Ülkenin yarısının eğitim düzeyi ilkokul seviyesindeyken 81 ilde de otomobil fabrikası kursanız ne faydası var?
Ya da milyonlarca insan bilimden önce dini hurafelere inandığı müddetçe yerli uçak üretsen ne fayda var?
Yerli bir sanayi için öncelikle gelişmiş bir toplum lazım. Gelişmiş toplum da cebinde parası olan insanlar değil beyninde fikri olan insanlardır
Bu ülkenin önce fikirde devrim yapması şarttır. Çağın şartlarına uygun, çocukları bilgi yüklü papağanlara çevirmeyen sağlam bir eğitim modeli geliştirmesi lazım.
Sadece bu kadar yeter mi?
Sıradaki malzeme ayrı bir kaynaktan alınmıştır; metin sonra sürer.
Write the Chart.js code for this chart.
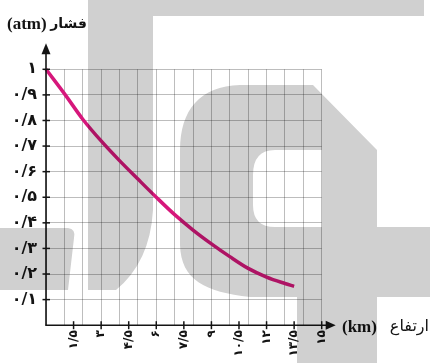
<!DOCTYPE html>
<html><head><meta charset="utf-8">
<script src="https://cdn.jsdelivr.net/npm/chart.js@4"></script>
<style>html,body{margin:0;padding:0;background:#fff;}#wrap{width:430px;height:363px;position:relative;}</style>
</head><body><div id="wrap"><canvas id="c" width="430" height="363"></canvas></div>
<script>
// ---- data ----
const altitudeKm  = [0, 1, 2, 3, 4, 5, 6, 7, 8, 9, 10, 11, 12, 13, 13.5];
const pressureAtm = [1.00, 0.905, 0.805, 0.72, 0.643, 0.571, 0.50, 0.432, 0.372, 0.318, 0.268, 0.222, 0.188, 0.163, 0.152];
const yTickLabels = ['', '۰/۱', '۰/۲', '۰/۳', '۰/۴', '۰/۵', '۰/۶', '۰/۷', '۰/۸', '۰/۹', '۱'];
const xTickLabels = ['', '۱/۵', '۳', '۴/۵', '۶', '۷/۵', '۹', '۱۰/۵', '۱۲', '۱۳/۵', '۱۵'];
const yTitleWord = 'فشار';
const yTitleUnit = '(atm)';
const xTitleUnit = '(km)';
const xTitleWord = 'ارتفاع';

const points = altitudeKm.map((x, i) => ({x: x, y: pressureAtm[i]}));
const gridColor = 'rgba(0,0,0,0.26)';
const ink = '#141414';

function watermark(ctx) {
  ctx.fillStyle = '#d0d0d0';
  ctx.beginPath();
  ctx.moveTo(88, 0); ctx.lineTo(424, 0); ctx.lineTo(424, 16); ctx.lineTo(153, 16);
  ctx.lineTo(153, 210); ctx.quadraticCurveTo(150, 262, 116, 290); ctx.lineTo(88, 290); ctx.closePath();
  ctx.fill();
  ctx.beginPath();
  ctx.moveTo(0, 228); ctx.lineTo(68, 228); ctx.quadraticCurveTo(76, 229, 74, 238); ctx.lineTo(68, 290); ctx.lineTo(0, 290); ctx.closePath();
  ctx.fill();
  ctx.beginPath();
  ctx.moveTo(180, 245); ctx.lineTo(180, 150); ctx.bezierCurveTo(180, 110, 200, 86, 240, 85); ctx.lineTo(313, 85);
  ctx.lineTo(377, 150); ctx.lineTo(377, 227); ctx.lineTo(430, 227); ctx.lineTo(430, 297); ctx.lineTo(377, 297);
  ctx.lineTo(377, 363); ctx.lineTo(297, 363); ctx.lineTo(297, 297); ctx.lineTo(250, 297);
  ctx.bezierCurveTo(205, 292, 181, 280, 180, 245); ctx.closePath();
  ctx.moveTo(322, 150); ctx.lineTo(275, 150); ctx.quadraticCurveTo(253, 150, 253, 175); ctx.lineTo(253, 205);
  ctx.quadraticCurveTo(253, 227, 275, 227); ctx.lineTo(322, 227); ctx.closePath();
  ctx.fill('evenodd');
}

const decor = {
  id: 'decor',
  afterDraw(chart) {
    const ctx = chart.ctx, a = chart.chartArea;
    const xs = chart.scales.xl, ys = chart.scales.y;
    const x0 = xs.getPixelForValue(0), y0 = ys.getPixelForValue(0);
    ctx.save();
    ctx.strokeStyle = ink; ctx.fillStyle = ink; ctx.lineWidth = 1.6;
    ctx.beginPath(); ctx.moveTo(x0, y0 + 0.5); ctx.lineTo(x0, a.top - 17); ctx.stroke();
    ctx.beginPath(); ctx.moveTo(x0 - 0.5, y0); ctx.lineTo(a.right + 7, y0); ctx.stroke();
    ctx.beginPath(); ctx.moveTo(x0, a.top - 26); ctx.lineTo(x0 - 4.5, a.top - 15); ctx.lineTo(x0 + 4.5, a.top - 15); ctx.closePath(); ctx.fill();
    ctx.beginPath(); ctx.moveTo(a.right + 14, y0); ctx.lineTo(a.right + 4, y0 - 4.5); ctx.lineTo(a.right + 4, y0 + 4.5); ctx.closePath(); ctx.fill();
    ctx.lineWidth = 1.5;
    ys.ticks.forEach(t => {
      if (t.value > 0.001) { const p = ys.getPixelForValue(t.value); ctx.beginPath(); ctx.moveTo(x0 - 3.5, p); ctx.lineTo(x0 + 4, p); ctx.stroke(); }
    });
    xs.ticks.forEach(t => {
      if (t.value > 0.001) { const p = xs.getPixelForValue(t.value); ctx.beginPath(); ctx.moveTo(p, y0 - 4); ctx.lineTo(p, y0 + 4); ctx.stroke(); }
    });
    // titles
    ctx.textBaseline = 'alphabetic';
    ctx.direction = 'ltr'; ctx.textAlign = 'left';
    ctx.font = 'bold 17px "Liberation Serif", serif';
    ctx.fillText(yTitleUnit, 7, 29);
    ctx.fillText(xTitleUnit, 342, 332);
    ctx.direction = 'rtl'; ctx.textAlign = 'right';
    ctx.font = 'bold 14px "DejaVu Sans", sans-serif';
    ctx.fillText(yTitleWord, 87, 28);
    ctx.font = '16px "DejaVu Sans", sans-serif';
    ctx.fillText(xTitleWord, 429, 331);
    // watermark (multiply)
    ctx.globalCompositeOperation = 'multiply';
    watermark(ctx);
    ctx.restore();
  }
};

new Chart(document.getElementById('c'), {
  type: 'line',
  data: { datasets: [{
    data: points, xAxisID: 'x', yAxisID: 'y',
    borderColor: '#d6177b', borderWidth: 3.5, pointRadius: 0,
    cubicInterpolationMode: 'monotone', fill: false, clip: 6
  }]},
  options: {
    responsive: false, animation: false, devicePixelRatio: 1,
    layout: { padding: { top: 69.3, right: 108.3, bottom: 0, left: 0 } },
    plugins: { legend: { display: false }, tooltip: { enabled: false }, title: { display: false } },
    scales: {
      x: {
        type: 'linear', position: 'bottom', min: 0, max: 15,
        ticks: { stepSize: 1, display: false },
        grid: { color: gridColor, lineWidth: 1, drawTicks: false },
        border: { display: false },
        afterFit(s) { s.height = 0; }
      },
      xl: {
        type: 'linear', position: 'bottom', min: 0, max: 15,
        ticks: { stepSize: 1.5, autoSkip: false, minRotation: 90, maxRotation: 90, padding: 5,
          color: ink, font: { family: '"DejaVu Sans", sans-serif', size: 12, weight: 'bold' },
          callback: (v, i) => xTickLabels[i] },
        grid: { display: false, drawTicks: false },
        border: { display: false },
        afterFit(s) { s.height = 37.8; }
      },
      y: {
        type: 'linear', position: 'left', min: 0, max: 1,
        ticks: { stepSize: 0.1, padding: 9, color: ink,
          font: { family: '"DejaVu Sans", sans-serif', size: 16, weight: 'bold' },
          callback: (v, i) => yTickLabels[i] },
        grid: { color: gridColor, lineWidth: 1, drawTicks: false },
        border: { display: false },
        afterFit(s) { s.width = 46; }
      }
    }
  },
  plugins: [decor]
});
</script>
</body></html>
Hayır
Eğitim çok yönlü bir kavramdır. Çocuklara sadece okulda eğitim verip sokağa bırakıyoruz. Peki ya sokaktaki eğitim?
Aile ve sosyal çevresiyle ilişkileri, sevgi, saygı, onur, ahlak, erdem, demokrasi bilinci
Bunları çocuklara ne kadar aşılayabiliyoruz?
Bugün liseyi bitiren bir genç, kendini 1 paragrafla ifade etmekten aciz. Dünyadan kopuk
Ülkesi hakkında bir fikri yok. Çevresi hakkında bir fikri yok. Dünya hakkında bir fikri yok
Tek fikri Üniversiteyi bitirip bir kurumda iş sahibi olmak.
Hayalleri bu kadar kısır olan gençliğe sahip olan bir ülke ne üretebilir?
Bir ülkenin insanlarının ne kadar yaratıcı, özgür düşünceye sahip olduğunu öğrenmek istiyorsanız o ülkenin mimarisine bakın.
500 sene önce Mimar Sinan, bugün bile herkesin hayranlıkla baktığı eserler inşa ederken bugün ülkenin her yeri çirkin, tek düze TOKİ binalarıyla dolu
Siyasi olarak Komünizme geçmedik ama mimari olarak tam bir Komünist ülke olduk. Bugün Sovyetler Birliğinden ayrılan ülkelere giderseniz her yerde TOKİ binalarına benzeyen binalar görürsünüz
Ancak o ülkelerde bile Komünizm sonrası bir ilerleme yaşanırken biz her gün biraz daha geriye gidiyoruz
Milletçe, her gün biraz daha dini bir toplum oluyoruz. İmamın sözüne doktordan, mühendisten daha çok değer veriliyor
Okuyan, sorgulayan, üreten, büyük hayaller kuran gençlik değil biat eden, emir alan, askeri disiplinle yönetilen dindar gençlik yetiştirilmek isteniyor
Aileler, fakirliğe, cahilliğe mahkûm edilerek iktidar sahiplerinin oy deposu haline getiriliyor
Fen liseleri, teknik liseleri arttırmak yerine her yere İmam Hatip liseleri açılıyor.
Böyle bir ülkenin her vilayetinde 100 fabrika olsa ne olur Allah aşkına
Böyle bir toplum istese de üretemez zaten.
Fabrikayı kur, işçileri yerleştir, makineleri koy yani helva için yağı, unu, şekeri her şeyi ver yine de üretemez. Üretse de bir şeye benzemez
Çünkü üretecek yaratıcılığı yok. Aklının zincirlerini kırmaktan aciz. Eğitim alsa da fikirde sıfır. Sadece taklit yeteneği var
Bu yüzden ülkemizin geri kalmışlığını sanayiye bağlamayın. Güney Kore’yi örnek almalıyız diyerek içi boş konuşmayın
Güney Kore gibi üretmek için önce Güney Kore gibi ahlaklı, bilgili, akıllı insanlar yetiştirmek lazım
Önce temel sağlam olmalı. Otomobil, uçak, telefon vs. Bunlar sonra kendiliğinden gelir zaten
Ancak temel çürük olursa, biraz kaba olacak ama hanzo, kıro bir toplum olursa üretim müretim beklemeyin.
Avrupa, cep telefonu üretene kadar 400 sene aydınlanma çağı yaşadı da öyle üretti.
Biz ne yaşadık ki telefon üretelim, şunu üretelim, bunu üretelim diyorsunuz?